Singer Bedouine's journey from Syria to Kentucky to LA to Johnny Brenda's
Azniv Korkejian will arrive in Philly on Sunday at the tail end of a two-month tour that has taken her from the Pacific Northwest, through the U.K., and back to the East Coast. The itinerant lifestyle is nothing new for the Los Angeles-based singer-songwriter. Her stage name, Bedouine, reflects not only her Middle Eastern roots but the fact that she's rarely called one place home for very long before packing up and moving again. Tour bus travel, she says, has only accelerated that process.
"That first morning when you wake up in a new city is always really exciting," Korkejian said over the phone from a Bushwick coffee shop.

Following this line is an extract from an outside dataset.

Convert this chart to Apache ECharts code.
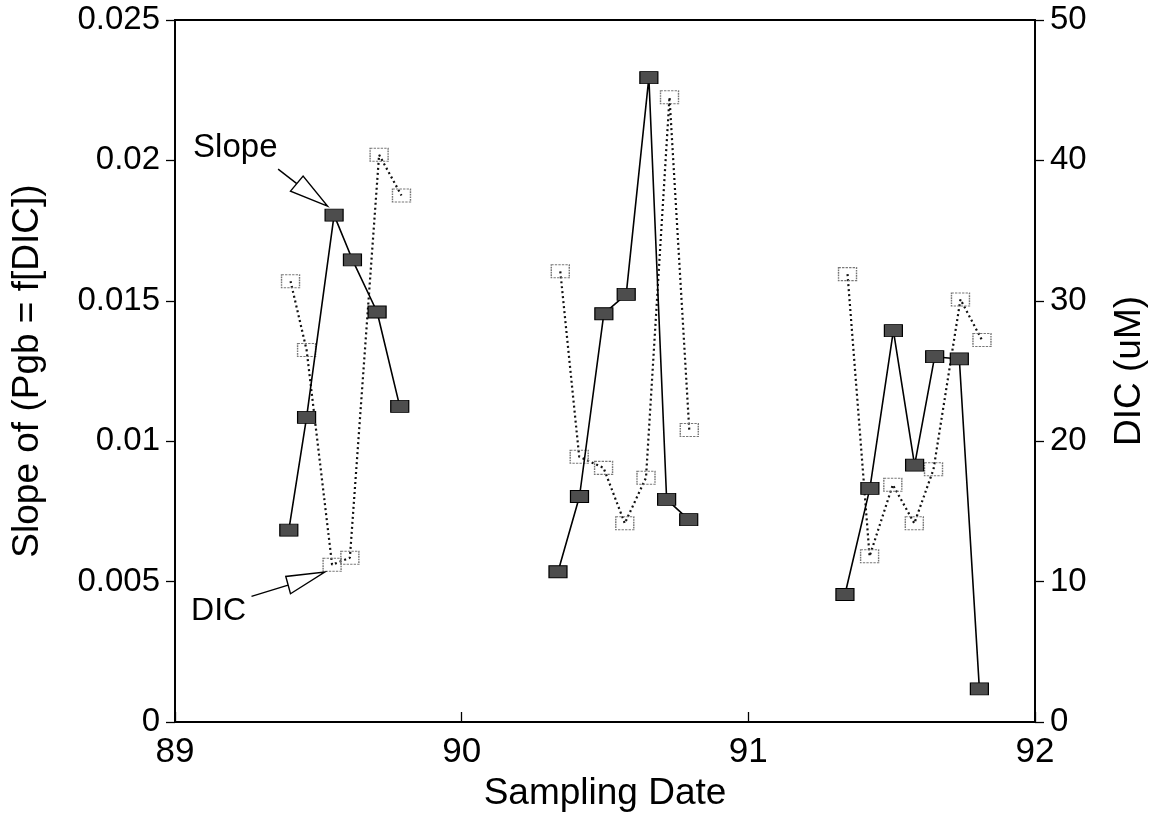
<!DOCTYPE html>
<html><head><meta charset="utf-8">
<script src="https://cdn.jsdelivr.net/npm/echarts@6/dist/echarts.min.js"></script>
<style>html,body{margin:0;padding:0;background:#fff}#c{width:1149px;height:823px}</style>
</head><body><div id="c"></div>
<script>
// ---- Data ----
const slopeDate89 = [89.397, 89.459, 89.555, 89.619, 89.705, 89.784];
const slope89     = [0.00683, 0.01085, 0.01805, 0.01646, 0.0146, 0.01124];
const dicDate89   = [89.403, 89.459, 89.548, 89.61, 89.712, 89.79];
const dic89       = [31.4, 26.5, 11.2, 11.7, 40.4, 37.5];

const slopeDate90 = [90.336, 90.411, 90.496, 90.574, 90.653, 90.715, 90.792];
const slope90     = [0.00535, 0.00803, 0.01454, 0.01523, 0.02295, 0.00793, 0.00721];
const dicDate90   = [90.344, 90.41, 90.495, 90.569, 90.643, 90.725, 90.794];
const dic90       = [32.1, 18.9, 18.1, 14.15, 17.4, 44.5, 20.8];

const slopeDate91 = [91.337, 91.424, 91.506, 91.58, 91.65, 91.736, 91.806];
const slope91     = [0.00454, 0.00832, 0.01394, 0.00915, 0.01301, 0.01293, 0.00118];
const dicDate91   = [91.346, 91.423, 91.504, 91.579, 91.646, 91.74, 91.815];
const dic91       = [31.9, 11.8, 16.9, 14.15, 18.0, 30.1, 27.2];

const xTicks = ['89', '90', '91', '92'];
const leftTicks = ['0', '0.005', '0.01', '0.015', '0.02', '0.025'];
const rightTicks = ['0', '10', '20', '30', '40', '50'];

const xTitle = 'Sampling Date';
const leftTitle = 'Slope of (Pgb = f[DIC])';
const rightTitle = 'DIC (uM)';
const slopeNote = 'Slope';
const dicNote = 'DIC';

// ---- Chart ----
const chart = echarts.init(document.getElementById('c'), null, {renderer: 'canvas'});
const pairs = (xs, ys) => xs.map((x, i) => [x, ys[i]]);
const font = '"Liberation Sans", Arial, Helvetica, sans-serif';

function slopeSeries(xs, ys) {
  return {
    type: 'line', xAxisIndex: 0, yAxisIndex: 0, data: pairs(xs, ys),
    symbol: 'rect', symbolSize: [18, 12], z: 4,
    itemStyle: {color: '#4d4d4d', borderColor: '#000', borderWidth: 1, opacity: 1},
    lineStyle: {color: '#000', width: 1.6},
    emphasis: {disabled: true}, silent: true
  };
}
function dicSeries(xs, ys) {
  return {
    type: 'line', xAxisIndex: 0, yAxisIndex: 1, data: pairs(xs, ys),
    symbol: 'rect', symbolSize: [18, 13], z: 3,
    itemStyle: {color: 'rgba(255,255,255,0)', borderColor: '#777', borderWidth: 1.2, borderType: [2, 1], opacity: 1},
    lineStyle: {color: '#111', width: 2.2, type: [2, 3]},
    emphasis: {disabled: true}, silent: true
  };
}

const axisLine = {show: true, lineStyle: {color: '#000', width: 1.8}};

chart.setOption({
  animation: false,
  backgroundColor: '#fff',
  grid: {left: 175, right: 114, top: 20, bottom: 101, outerBoundsMode: 'none', containLabel: false,
    show: true, borderColor: '#000', borderWidth: 1.8, backgroundColor: 'transparent'},
  xAxis: [{
    type: 'value', min: 89, max: 92, interval: 1,
    axisLine: axisLine, splitLine: {show: false},
    axisTick: {show: true, inside: true, length: 10, lineStyle: {color: '#000', width: 1.3}},
    axisLabel: {fontFamily: font, fontSize: 35, color: '#000', margin: 13,
      formatter: v => xTicks[Math.round(v - 89)]},
    name: xTitle, nameLocation: 'middle', nameGap: 50,
    nameTextStyle: {fontFamily: font, fontSize: 37, color: '#000'}
  }],
  yAxis: [{
    type: 'value', min: 0, max: 0.025, interval: 0.005, position: 'left',
    axisLine: axisLine, splitLine: {show: false},
    axisTick: {show: true, inside: false, length: 9, lineStyle: {color: '#000', width: 1.3}},
    axisLabel: {fontFamily: font, fontSize: 33, color: '#000', margin: 15,
      formatter: v => leftTicks[Math.round(v / 0.005)]},
    name: leftTitle, nameLocation: 'middle', nameGap: 129, nameRotate: 90,
    nameTextStyle: {fontFamily: font, fontSize: 37, color: '#000'}
  }, {
    type: 'value', min: 0, max: 50, interval: 10, position: 'right',
    axisLine: axisLine, splitLine: {show: false},
    axisTick: {show: true, inside: false, length: 9, lineStyle: {color: '#000', width: 1.3}},
    axisLabel: {fontFamily: font, fontSize: 33, color: '#000', margin: 15,
      formatter: v => rightTicks[Math.round(v / 10)]},
    name: rightTitle, nameLocation: 'middle', nameGap: 76, nameRotate: 90,
    nameTextStyle: {fontFamily: font, fontSize: 37, color: '#000'}
  }],
  series: [
    dicSeries(dicDate89, dic89), dicSeries(dicDate90, dic90), dicSeries(dicDate91, dic91),
    slopeSeries(slopeDate89, slope89), slopeSeries(slopeDate90, slope90), slopeSeries(slopeDate91, slope91)
  ]
});

// ---- Annotations anchored on data points ----
const P = chart.convertToPixel({xAxisIndex: 0, yAxisIndex: 0}, [slopeDate89[2], slope89[2]]);
const Q = chart.convertToPixel({xAxisIndex: 0, yAxisIndex: 1}, [dicDate89[2], dic89[2]]);
const off = (b, dx, dy) => [b[0] + dx, b[1] + dy];
const arrowStyle = {stroke: '#000', lineWidth: 1.4, fill: '#fff'};

chart.setOption({
  graphic: [
    {type: 'text', x: P[0] - 141, y: P[1] - 67, style: {text: slopeNote, font: '33px ' + font, fill: '#000', verticalAlign: 'middle'}, z: 10},
    {type: 'polyline', shape: {points: [off(P, -56, -46), off(P, -37.3, -31.5)]}, style: {stroke: '#000', lineWidth: 1.4, fill: null}, z: 10},
    {type: 'polygon', shape: {points: [off(P, -43.6, -24), off(P, -31, -39), off(P, -6.6, -9)]}, style: arrowStyle, z: 10},
    {type: 'text', x: Q[0] - 141, y: Q[1] + 46, style: {text: dicNote, font: '32px ' + font, fill: '#000', verticalAlign: 'middle'}, z: 10},
    {type: 'polyline', shape: {points: [off(Q, -80.6, 31.7), off(Q, -44, 20.3)]}, style: {stroke: '#000', lineWidth: 1.4, fill: null}, z: 10},
    {type: 'polygon', shape: {points: [off(Q, -46.3, 11.7), off(Q, -41.6, 29), off(Q, -7.3, 7.3)]}, style: arrowStyle, z: 10}
  ]
});
</script>
</body></html>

"'Where do I start my day? Where do I have lunch?' The possibilities are endless. On tour, you just never get past that point. It becomes a reoccurring daily thing."
Born in Aleppo, Syria to Armenian parents, Korkejian grew up in an American compound in Saudi Arabia where her father worked. After winning a Green Card lottery, the family moved to the United States, settling first in Boston, then Houston. After high school, Korkejian spent time on a horse farm in Lexington, Kentucky before spending a year in Austin and then studying sound design in Savannah. She finally ended up in L.A. five years ago, where she's worked as a dialogue and music editor in Hollywood.
While she took piano and trumpet lessons as a child and was raised hearing traditional Armenian and Arabic music while watching MTV, Korkejian didn't start writing songs until college. She'd picked up a guitar at a pawn shop during her travels and was inspired by the singer-songwriters she began to discover and whose music is reflected in her own — introspective, folk-tinged artists like Nick Drake and Joni Mitchell.
"I went from living in Houston, which is a huge suburb where people were just getting spoon fed whatever was on commercial radio, to North Lexington, where I was meeting people in local bands. I was on my own for the first time and privy to older records that you don't hear on the radio as much, which was inspiring to me."
Much of Bedouine's self-titled debut album deals with coming to peace with being alone with oneself. The relationship songs reflect on love lost or parted, while "Solitary Daughter" is a meditation on the joys of being alone, left "to the books and the radio snow," surrounded by a few spare mementos of past experience. In its rejection of clutter and stuff, it's a gently SoCal version of the Bedouin lifestyle that Korkejian so admires, even as she seems to have found a place to, however temporarily, call home.
"That name resonated with me because I'd grown up in the Middle East,"
Korkejian explains, "so it was always in my periphery, seeing tents or a row of camels walking through the desert. I really respect the simplicity of the Bedouin lifestyle; how they're not so intertwined with commercialism, don't have the same capitalistic influences. I'm trying to strike a balance now where I can feel like I've put down roots but not collect too many things I don't need."
While the bulk of the album is similarly inner-directed, Korkejian does take stock of her troubled birthplace on "Summer Cold." The song protests the U.S. weapons supplied to opposition forces in Syria that wound up in the hands of terrorists, declaring, "I've had enough of your guns and ammunition."
"We all thought our lives would revert back to Syria eventually, which obviously is not the case anymore," she says. "I was reading a lot in the news about how the opposition was laced with terrorist groups, and my country was perpetuating this turmoil with weapons getting into the wrong hands. My family was literally in the crossfire. It was maddening, and I can no longer really take a side. Blood's on everybody's hands."